The reasons these regulations are in place are not insignificant. They are serious, and quite frightening. You may wonder why one may need to clean their money? The reality is, if a person needs their money cleaning, this would mean that the money was almost definitely obtained by ill-gotten gains. The money could have been obtained by taking payments for human trafficking, trafficking people into the sex trade or into modern day slavery; from taking payment to help smuggle people (a lot of the time perilously) into a different country; it could be that the person needing to clean their money is a drug pusher and the money is payment for drugs. The proceeds of those crimes could also then be used to fund a terrorist organisation. The list is by no means exhaustive and, whilst we like to think that these thing do not take place, unfortunately they do, and they take lives every day.

Therefore, when we have to ask for further information in respect of a transfer of money into your bank account from 3 months ago; or we need to see further bank statements; or statements with your name and address on; or we ask someone gifting money to you towards your house purchase for copies of their bank statements, it is not because we are nosey, nor do we mean to seem intrusive or snooping into your spending habits. Nor are we insinuating that you have obtained money illegally.

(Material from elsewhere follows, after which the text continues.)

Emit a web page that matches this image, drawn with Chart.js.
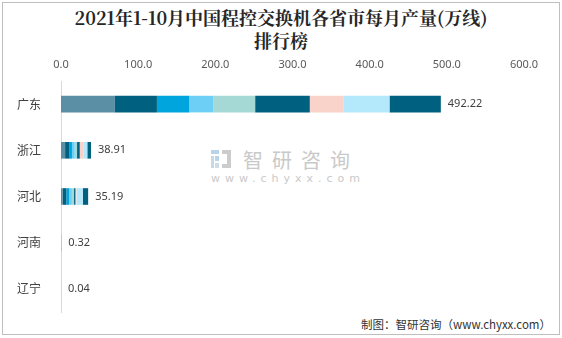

We simply have to carry out the relevant and sufficient checks on every client (even if we know you or you are an existing client) in order to comply with the regulations.

Criminals will find a way to launder their money but the purpose of the Regulations is to make it harder to do so. With Solicitor’s firms having to comply with Money Laundering, Terrorist Financing and Transfer of Funds (Information on the Payer) Regulations 2017, and regular audits by the Solicitors Regulation Authority to ensure that regulations are complied with, we do our bit to ensure that the criminals committing these crimes, find it ever more difficult to turn their proceeds of crime into clean money.